**The input**
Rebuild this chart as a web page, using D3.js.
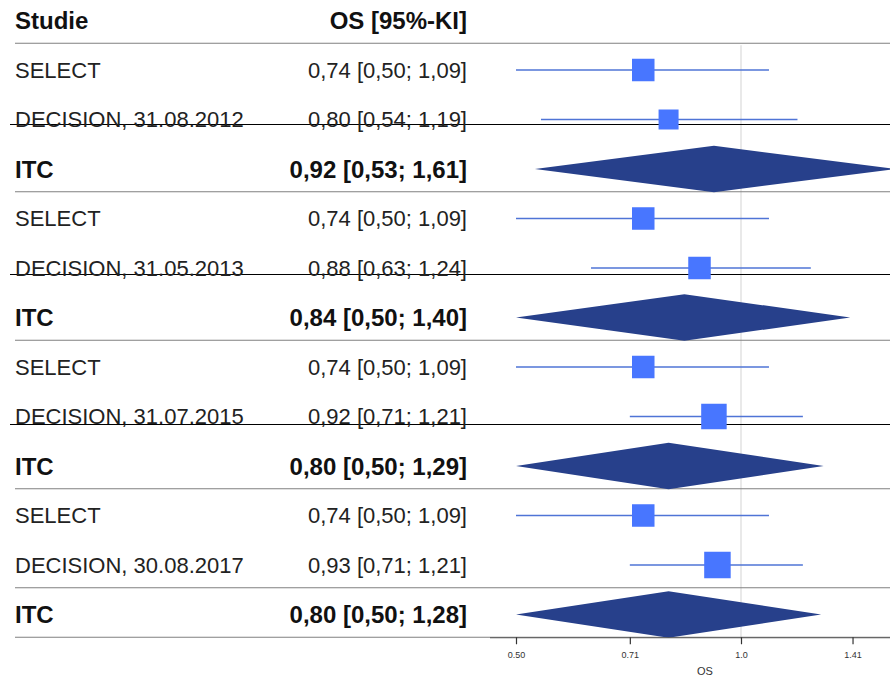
<!DOCTYPE html>
<html>
<head>
<meta charset="utf-8">
<script src="https://cdn.jsdelivr.net/npm/d3@7"></script>
<style>
  body { margin: 0; background: #fff; }
  svg { display: block; font-family: "Liberation Sans", Arial, sans-serif; }
</style>
</head>
<body>
<div id="chart"></div>
<script>
// data
const headers = ["Studie", "OS [95%-KI]"];
const decisionDates = ["31.08.2012", "31.05.2013", "31.07.2015", "30.08.2017"];

const selectOS = [0.74, 0.74, 0.74, 0.74];
const selectLo = [0.50, 0.50, 0.50, 0.50];
const selectHi = [1.09, 1.09, 1.09, 1.09];
const selectWeight = [0.45, 0.45, 0.45, 0.45];

const decisionOS = [0.80, 0.88, 0.92, 0.93];
const decisionLo = [0.54, 0.63, 0.71, 0.71];
const decisionHi = [1.19, 1.24, 1.21, 1.21];
const decisionWeight = [0.40, 0.45, 0.51, 0.53];

const itcOS = [0.92, 0.84, 0.80, 0.80];
const itcLo = [0.53, 0.50, 0.50, 0.50];
const itcHi = [1.61, 1.40, 1.29, 1.28];

const tickValues = [0.50, 0.71, 1.0, 1.41];
const tickLabels = ["0.50", "0.71", "1.0", "1.41"];
const axisTitle = "OS";

const WIDTH = 890, HEIGHT = 681;
const ROW0 = 20.5, STEP = 49.5;
const TEXT_LEFT = 15, TEXT_RIGHT = 467;
const FS = 22, FS_BOLD = 24;

const fmt = v => v.toFixed(2).replace(".", ",");

// build rows: one per study line
const rows = [];
decisionDates.forEach((date, i) => {
	rows.push({ name: "SELECT", os: selectOS[i], lo: selectLo[i], hi: selectHi[i], w: selectWeight[i], type: "study", group: i });
	rows.push({ name: "DECISION, " + date, os: decisionOS[i], lo: decisionLo[i], hi: decisionHi[i], w: decisionWeight[i], type: "study", group: i });
	rows.push({ name: "ITC", os: itcOS[i], lo: itcLo[i], hi: itcHi[i], type: "summary", group: i });
});
rows.forEach((r, i) => r.row = i + 1);

//scales
const x = d3.scaleLog().domain([0.5, 1]).range([516, 741]);
const y = d3.scaleLinear().domain([0, 1]).range([ROW0, ROW0 + STEP]);
const box = d3.scaleLinear().domain([0, 1]).range([0, 50]);

const svg = d3.select("#chart")
	.append("svg")
	.attr("width", WIDTH)
	.attr("height", HEIGHT);

// reference line at 1
svg.append("line")
	.attr("x1", x(1)).attr("x2", x(1))
	.attr("y1", y(0.5)).attr("y2", y(rows.length + 0.5))
	.attr("stroke", "#d3d3d3")
	.attr("stroke-width", 1);

// separator lines
const grayRows = [0.5, 3.5, 6.5, 9.5, 11.5, 12.5];
svg.selectAll("line.sep")
	.data(grayRows)
	.join("line")
	.attr("class", "sep")
	.attr("x1", TEXT_LEFT).attr("x2", WIDTH)
	.attr("y1", d => y(d) - 2).attr("y2", d => y(d) - 2)
	.attr("stroke", "#808080")
	.attr("stroke-width", 1.2);

const blackRows = rows.filter(r => r.name.startsWith("DECISION") && r.group < 3);
svg.selectAll("line.blk")
	.data(blackRows)
	.join("line")
	.attr("class", "blk")
	.attr("x1", 10).attr("x2", WIDTH)
	.attr("y1", (d, i) => y(d.row) + 5 + i * 1.5)
	.attr("y2", (d, i) => y(d.row) + 5 + i * 1.5)
	.attr("stroke", "#000")
	.attr("stroke-width", 1.2);

// header
svg.append("text")
	.attr("x", TEXT_LEFT).attr("y", y(0))
	.attr("dy", "0.35em")
	.attr("font-size", FS_BOLD).attr("font-weight", "bold")
	.attr("fill", "#111")
	.text(headers[0]);
svg.append("text")
	.attr("x", TEXT_RIGHT).attr("y", y(0))
	.attr("dy", "0.35em")
	.attr("text-anchor", "end")
	.attr("font-size", FS_BOLD).attr("font-weight", "bold")
	.attr("fill", "#111")
	.text(headers[1]);

// row labels
const labels = svg.selectAll("g.row")
	.data(rows)
	.join("g")
	.attr("class", "row")
	.attr("transform", d => `translate(0, ${y(d.row)})`);

labels.append("text")
	.attr("x", TEXT_LEFT)
	.attr("dy", "0.36em")
	.attr("font-size", d => d.type === "summary" ? FS_BOLD : FS)
	.attr("font-weight", d => d.type === "summary" ? "bold" : "normal")
	.attr("fill", d => d.type === "summary" ? "#111" : "#222")
	.text(d => d.name);

labels.append("text")
	.attr("x", TEXT_RIGHT)
	.attr("dy", "0.36em")
	.attr("text-anchor", "end")
	.attr("font-size", d => d.type === "summary" ? FS_BOLD : FS)
	.attr("font-weight", d => d.type === "summary" ? "bold" : "normal")
	.attr("fill", d => d.type === "summary" ? "#111" : "#222")
	.text(d => `${fmt(d.os)} [${fmt(d.lo)}; ${fmt(d.hi)}]`);

// CI lines
const studies = rows.filter(d => d.type === "study");
svg.selectAll("line.ci")
	.data(studies)
	.join("line")
	.attr("class", "ci")
	.attr("x1", d => x(d.lo)).attr("x2", d => x(d.hi))
	.attr("y1", d => y(d.row)).attr("y2", d => y(d.row))
	.attr("stroke", "#4f74d6")
	.attr("stroke-width", 1.3);

// boxes
svg.selectAll("rect.box")
	.data(studies)
	.join("rect")
	.attr("class", "box")
	.attr("x", d => x(d.os) - box(d.w) / 2)
	.attr("y", d => y(d.row) - box(d.w) / 2)
	.attr("width", d => box(d.w))
	.attr("height", d => box(d.w))
	.attr("fill", "#4876FF");

// summary diamonds
const half = STEP * 0.47;
svg.selectAll("path.diamond")
	.data(rows.filter(d => d.type === "summary"))
	.join("path")
	.attr("class", "diamond")
	.attr("d", d => {
		const cy = y(d.row);
		return `M${x(d.lo)},${cy}L${x(d.os)},${cy - half}L${x(d.hi)},${cy}L${x(d.os)},${cy + half}Z`;
	})
	.attr("fill", "#27408B");

// x axis
const axisY = y(rows.length + 0.5) - 2;
const xAxis = d3.axisBottom(x)
	.tickValues(tickValues)
	.tickFormat((d, i) => tickLabels[i])
	.tickSize(7)
	.tickSizeOuter(0);

const axisG = svg.append("g")
	.attr("transform", `translate(0, ${axisY})`)
	.call(xAxis);
axisG.select(".domain").attr("d", `M490,0.5H${WIDTH}`).attr("stroke", "#555");
axisG.selectAll(".tick line").attr("stroke", "#333").attr("stroke-width", 1.2);
axisG.selectAll(".tick text")
	.attr("font-size", 9)
	.attr("font-family", "Liberation Sans, Arial, sans-serif")
	.attr("fill", "#333")
	.attr("dy", "1.2em");

svg.append("text")
	.attr("x", 705).attr("y", axisY + 38)
	.attr("text-anchor", "middle")
	.attr("font-size", 11)
	.attr("fill", "#333")
	.text(axisTitle);
</script>
</body>
</html>
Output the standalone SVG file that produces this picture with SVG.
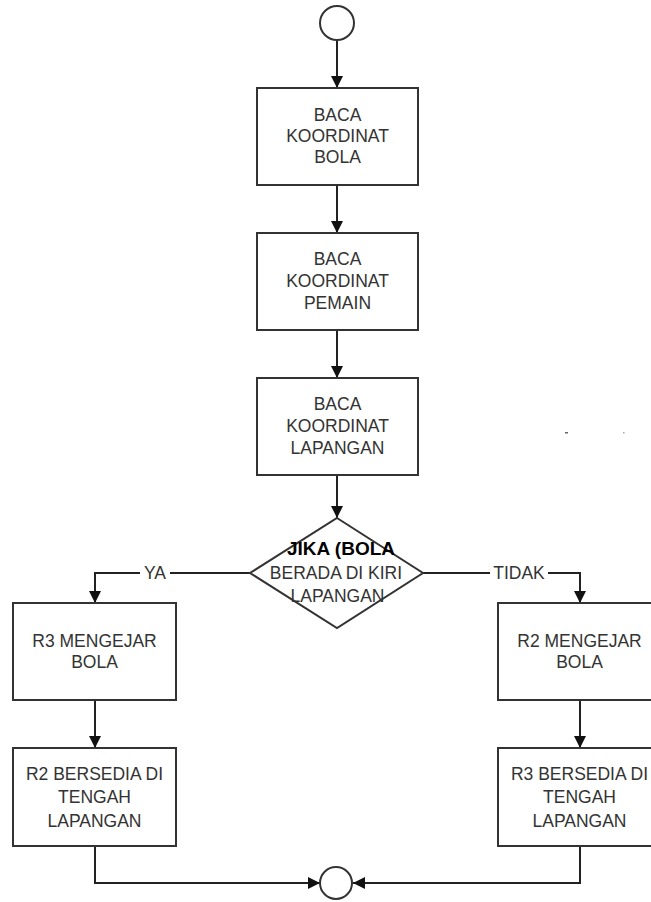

**Work required**
Return all of the entries exactly as written, but drop any pictures they hold.

**Reply to the task**
Rebuild this chart as a web page, using D3.js.
<!DOCTYPE html>
<html>
<head>
<meta charset="utf-8">
<script src="https://cdn.jsdelivr.net/npm/d3@7"></script>
<style>
  body { margin: 0; background: #fff; }
  svg { display: block; font-family: "Liberation Sans", Arial, sans-serif; }
</style>
</head>
<body>
<div id="chart"></div>
<script>
// data
const headers = ["Studie", "OS [95%-KI]"];
const decisionDates = ["31.08.2012", "31.05.2013", "31.07.2015", "30.08.2017"];

const selectOS = [0.74, 0.74, 0.74, 0.74];
const selectLo = [0.50, 0.50, 0.50, 0.50];
const selectHi = [1.09, 1.09, 1.09, 1.09];
const selectWeight = [0.45, 0.45, 0.45, 0.45];

const decisionOS = [0.80, 0.88, 0.92, 0.93];
const decisionLo = [0.54, 0.63, 0.71, 0.71];
const decisionHi = [1.19, 1.24, 1.21, 1.21];
const decisionWeight = [0.40, 0.45, 0.51, 0.53];

const itcOS = [0.92, 0.84, 0.80, 0.80];
const itcLo = [0.53, 0.50, 0.50, 0.50];
const itcHi = [1.61, 1.40, 1.29, 1.28];

const tickValues = [0.50, 0.71, 1.0, 1.41];
const tickLabels = ["0.50", "0.71", "1.0", "1.41"];
const axisTitle = "OS";

const WIDTH = 890, HEIGHT = 681;
const ROW0 = 20.5, STEP = 49.5;
const TEXT_LEFT = 15, TEXT_RIGHT = 467;
const FS = 22, FS_BOLD = 24;

const fmt = v => v.toFixed(2).replace(".", ",");

// build rows: one per study line
const rows = [];
decisionDates.forEach((date, i) => {
	rows.push({ name: "SELECT", os: selectOS[i], lo: selectLo[i], hi: selectHi[i], w: selectWeight[i], type: "study", group: i });
	rows.push({ name: "DECISION, " + date, os: decisionOS[i], lo: decisionLo[i], hi: decisionHi[i], w: decisionWeight[i], type: "study", group: i });
	rows.push({ name: "ITC", os: itcOS[i], lo: itcLo[i], hi: itcHi[i], type: "summary", group: i });
});
rows.forEach((r, i) => r.row = i + 1);

//scales
const x = d3.scaleLog().domain([0.5, 1]).range([516, 741]);
const y = d3.scaleLinear().domain([0, 1]).range([ROW0, ROW0 + STEP]);
const box = d3.scaleLinear().domain([0, 1]).range([0, 50]);

const svg = d3.select("#chart")
	.append("svg")
	.attr("width", WIDTH)
	.attr("height", HEIGHT);

// reference line at 1
svg.append("line")
	.attr("x1", x(1)).attr("x2", x(1))
	.attr("y1", y(0.5)).attr("y2", y(rows.length + 0.5))
	.attr("stroke", "#d3d3d3")
	.attr("stroke-width", 1);

// separator lines
const grayRows = [0.5, 3.5, 6.5, 9.5, 11.5, 12.5];
svg.selectAll("line.sep")
	.data(grayRows)
	.join("line")
	.attr("class", "sep")
	.attr("x1", TEXT_LEFT).attr("x2", WIDTH)
	.attr("y1", d => y(d) - 2).attr("y2", d => y(d) - 2)
	.attr("stroke", "#808080")
	.attr("stroke-width", 1.2);

const blackRows = rows.filter(r => r.name.startsWith("DECISION") && r.group < 3);
svg.selectAll("line.blk")
	.data(blackRows)
	.join("line")
	.attr("class", "blk")
	.attr("x1", 10).attr("x2", WIDTH)
	.attr("y1", (d, i) => y(d.row) + 5 + i * 1.5)
	.attr("y2", (d, i) => y(d.row) + 5 + i * 1.5)
	.attr("stroke", "#000")
	.attr("stroke-width", 1.2);

// header
svg.append("text")
	.attr("x", TEXT_LEFT).attr("y", y(0))
	.attr("dy", "0.35em")
	.attr("font-size", FS_BOLD).attr("font-weight", "bold")
	.attr("fill", "#111")
	.text(headers[0]);
svg.append("text")
	.attr("x", TEXT_RIGHT).attr("y", y(0))
	.attr("dy", "0.35em")
	.attr("text-anchor", "end")
	.attr("font-size", FS_BOLD).attr("font-weight", "bold")
	.attr("fill", "#111")
	.text(headers[1]);

// row labels
const labels = svg.selectAll("g.row")
	.data(rows)
	.join("g")
	.attr("class", "row")
	.attr("transform", d => `translate(0, ${y(d.row)})`);

labels.append("text")
	.attr("x", TEXT_LEFT)
	.attr("dy", "0.36em")
	.attr("font-size", d => d.type === "summary" ? FS_BOLD : FS)
	.attr("font-weight", d => d.type === "summary" ? "bold" : "normal")
	.attr("fill", d => d.type === "summary" ? "#111" : "#222")
	.text(d => d.name);

labels.append("text")
	.attr("x", TEXT_RIGHT)
	.attr("dy", "0.36em")
	.attr("text-anchor", "end")
	.attr("font-size", d => d.type === "summary" ? FS_BOLD : FS)
	.attr("font-weight", d => d.type === "summary" ? "bold" : "normal")
	.attr("fill", d => d.type === "summary" ? "#111" : "#222")
	.text(d => `${fmt(d.os)} [${fmt(d.lo)}; ${fmt(d.hi)}]`);

// CI lines
const studies = rows.filter(d => d.type === "study");
svg.selectAll("line.ci")
	.data(studies)
	.join("line")
	.attr("class", "ci")
	.attr("x1", d => x(d.lo)).attr("x2", d => x(d.hi))
	.attr("y1", d => y(d.row)).attr("y2", d => y(d.row))
	.attr("stroke", "#4f74d6")
	.attr("stroke-width", 1.3);

// boxes
svg.selectAll("rect.box")
	.data(studies)
	.join("rect")
	.attr("class", "box")
	.attr("x", d => x(d.os) - box(d.w) / 2)
	.attr("y", d => y(d.row) - box(d.w) / 2)
	.attr("width", d => box(d.w))
	.attr("height", d => box(d.w))
	.attr("fill", "#4876FF");

// summary diamonds
const half = STEP * 0.47;
svg.selectAll("path.diamond")
	.data(rows.filter(d => d.type === "summary"))
	.join("path")
	.attr("class", "diamond")
	.attr("d", d => {
		const cy = y(d.row);
		return `M${x(d.lo)},${cy}L${x(d.os)},${cy - half}L${x(d.hi)},${cy}L${x(d.os)},${cy + half}Z`;
	})
	.attr("fill", "#27408B");

// x axis
const axisY = y(rows.length + 0.5) - 2;
const xAxis = d3.axisBottom(x)
	.tickValues(tickValues)
	.tickFormat((d, i) => tickLabels[i])
	.tickSize(7)
	.tickSizeOuter(0);

const axisG = svg.append("g")
	.attr("transform", `translate(0, ${axisY})`)
	.call(xAxis);
axisG.select(".domain").attr("d", `M490,0.5H${WIDTH}`).attr("stroke", "#555");
axisG.selectAll(".tick line").attr("stroke", "#333").attr("stroke-width", 1.2);
axisG.selectAll(".tick text")
	.attr("font-size", 9)
	.attr("font-family", "Liberation Sans, Arial, sans-serif")
	.attr("fill", "#333")
	.attr("dy", "1.2em");

svg.append("text")
	.attr("x", 705).attr("y", axisY + 38)
	.attr("text-anchor", "middle")
	.attr("font-size", 11)
	.attr("fill", "#333")
	.text(axisTitle);
</script>
</body>
</html>
Output the standalone SVG file that produces this picture with SVG.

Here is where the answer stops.